South Indian sambar is a quintessential dish that reflects the region's rich culinary heritage. It is a flavorful and aromatic stew made with different types of vegetables and species 🤤
The key to authentic south Indian sambar lies in its preparation and the use of indigenous ingredients. To start, toor dal is cooked until soft and mashed, providing a creamy texture and a nutty flavour to the dish.
A variety of vegetables such as carrot, beans, drumsticks,and eggplant are commonly used in sambar, adding colour, texture,and nutrition. These vegetables are chopped and cooked along with dal, allowing them to absorb the flavour of the spices and tamarind.
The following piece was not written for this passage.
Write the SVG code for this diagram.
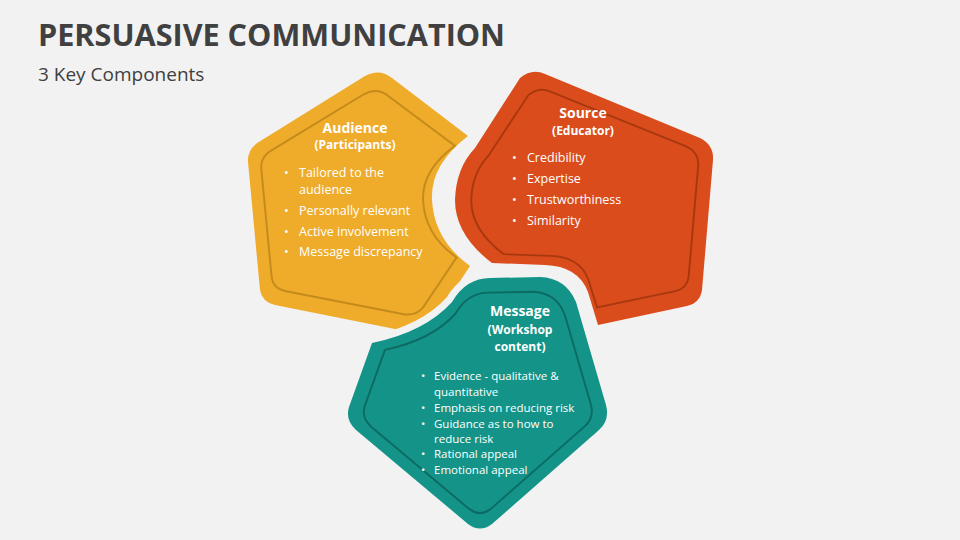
<svg xmlns="http://www.w3.org/2000/svg" width="960" height="540" viewBox="0 0 960 540">
<style>
text{font-family:"Open Sans","Liberation Sans",sans-serif;}
.t{font-weight:bold;fill:#fff;text-anchor:middle}
.b{fill:#fff;font-size:12.5px}
.m{fill:#fff;font-size:11.5px}
.in{fill:none;stroke-width:2.2}
</style>
<rect width="960" height="540" fill="#f2f2f2"/>
<text x="38" y="46" font-size="31" font-weight="bold" fill="#404040" textLength="467" lengthAdjust="spacingAndGlyphs">PERSUASIVE COMMUNICATION</text>
<text x="38" y="81" font-size="19" fill="#404040">3 Key Components</text>
<g id="audience">
<path d="M262,140 L365,76 Q380,68 392,78 L468,136 Q430,165 432,200 Q434,240 470,266 L432,324 Q424,334 410,332 L275,305 Q262,302 260,290 L248,162 Q247,148 262,140 Z" fill="#efab2a"/>
<path class="in" stroke="#c48b1c" transform="translate(358,205) scale(0.88,0.86) translate(-358,-205)" d="M262,140 L365,76 Q380,68 392,78 L468,136 Q430,165 432,200 Q434,240 470,266 L432,324 Q424,334 410,332 L275,305 Q262,302 260,290 L248,162 Q247,148 262,140 Z"/>
<text class="t" x="355" y="133" font-size="14">Audience</text>
<text class="t" x="355" y="149" font-size="12">(Participants)</text>
<g class="b"><text x="284" y="177">•</text><text x="299" y="177">Tailored to the</text><text x="299" y="194">audience</text>
<text x="284" y="215">•</text><text x="299" y="215">Personally relevant</text>
<text x="284" y="236">•</text><text x="299" y="236">Active involvement</text>
<text x="284" y="256">•</text><text x="299" y="256">Message discrepancy</text></g>
</g>
<g id="source">
<path d="M520,78 Q532,68 545,74 L700,138 Q714,145 713,160 L702,290 Q700,303 687,306 L598,325 L588,292 Q578,266 545,265 L492,263 Q455,235 455,200 Q456,168 475,148 Z" fill="#da4c1c"/>
<path class="in" stroke="#a8380f" transform="translate(590,200) scale(0.88,0.86) translate(-590,-200)" d="M520,78 Q532,68 545,74 L700,138 Q714,145 713,160 L702,290 Q700,303 687,306 L598,325 L588,292 Q578,266 545,265 L492,263 Q455,235 455,200 Q456,168 475,148 Z"/>
<text class="t" x="583" y="118" font-size="14">Source</text>
<text class="t" x="583" y="135" font-size="12">(Educator)</text>
<g class="b"><text x="512" y="162">•</text><text x="527" y="162">Credibility</text>
<text x="512" y="183">•</text><text x="527" y="183">Expertise</text>
<text x="512" y="204">•</text><text x="527" y="204">Trustworthiness</text>
<text x="512" y="225">•</text><text x="527" y="225">Similarity</text></g>
</g>
<g id="message">
<path d="M372,343 Q425,332 452,302 Q466,278 490,278 L540,277 Q566,278 576,302 L606,405 Q610,420 599,430 L492,524 Q480,533 468,524 L356,430 Q345,420 349,407 Z" fill="#149488" stroke="#f2f2f2" stroke-width="14" stroke-linejoin="round" paint-order="stroke"/>
<path class="in" stroke="#0c6b62" transform="translate(480,400) scale(0.88,0.88) translate(-480,-400)" d="M372,343 Q425,332 452,302 Q466,278 490,278 L540,277 Q566,278 576,302 L606,405 Q610,420 599,430 L492,524 Q480,533 468,524 L356,430 Q345,420 349,407 Z"/>
<text class="t" x="520" y="316" font-size="14">Message</text>
<text class="t" x="520" y="334" font-size="12">(Workshop</text>
<text class="t" x="520" y="351" font-size="12">content)</text>
<g class="m"><text x="421" y="380">•</text><text x="434" y="380">Evidence - qualitative &amp;</text><text x="434" y="396">quantitative</text>
<text x="421" y="412">•</text><text x="434" y="412">Emphasis on reducing risk</text>
<text x="421" y="428">•</text><text x="434" y="428">Guidance as to how to</text><text x="434" y="443">reduce risk</text>
<text x="421" y="458">•</text><text x="434" y="458">Rational appeal</text>
<text x="421" y="474">•</text><text x="434" y="474">Emotional appeal</text></g>
</g>
<g id="connectors"/>
</svg>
Tamarind pulp is a crucial ingredient in sambar, providing a tangy and sour taste that balances the richness of the dal and vegetables. The pulp is extracted by soaking tamarind in warm water and then straining it to remove any seeds or fibers.
The spice blend, know as Samba powder, is what gives this dish it's distinct taste.It typically consists of coriander seeds, cumin seeds, Fenugreek seeds, black peppercorns, dried red chillies,and other spices.These spices are dry roasted and ground to a fine powder, adding depth and complexity to the sambar.
The tempering or tadka,is another crucial step in making authentic south Indian sambar. It involves heating oil and adding mustard seeds, Cumin seeds, dried red chillies, asafoetida,and curry leaves. This tempering is then poured over the cooked sambar, infusing it with a final burst of flavour and aroma.
Overall, South Indian sambar is a delightful dish that showcases the region's diverse flavours and culinary traditions. It can be enjoyed with steamed rice, idli, dosa, or even as a side dish with other south Indian delicacies.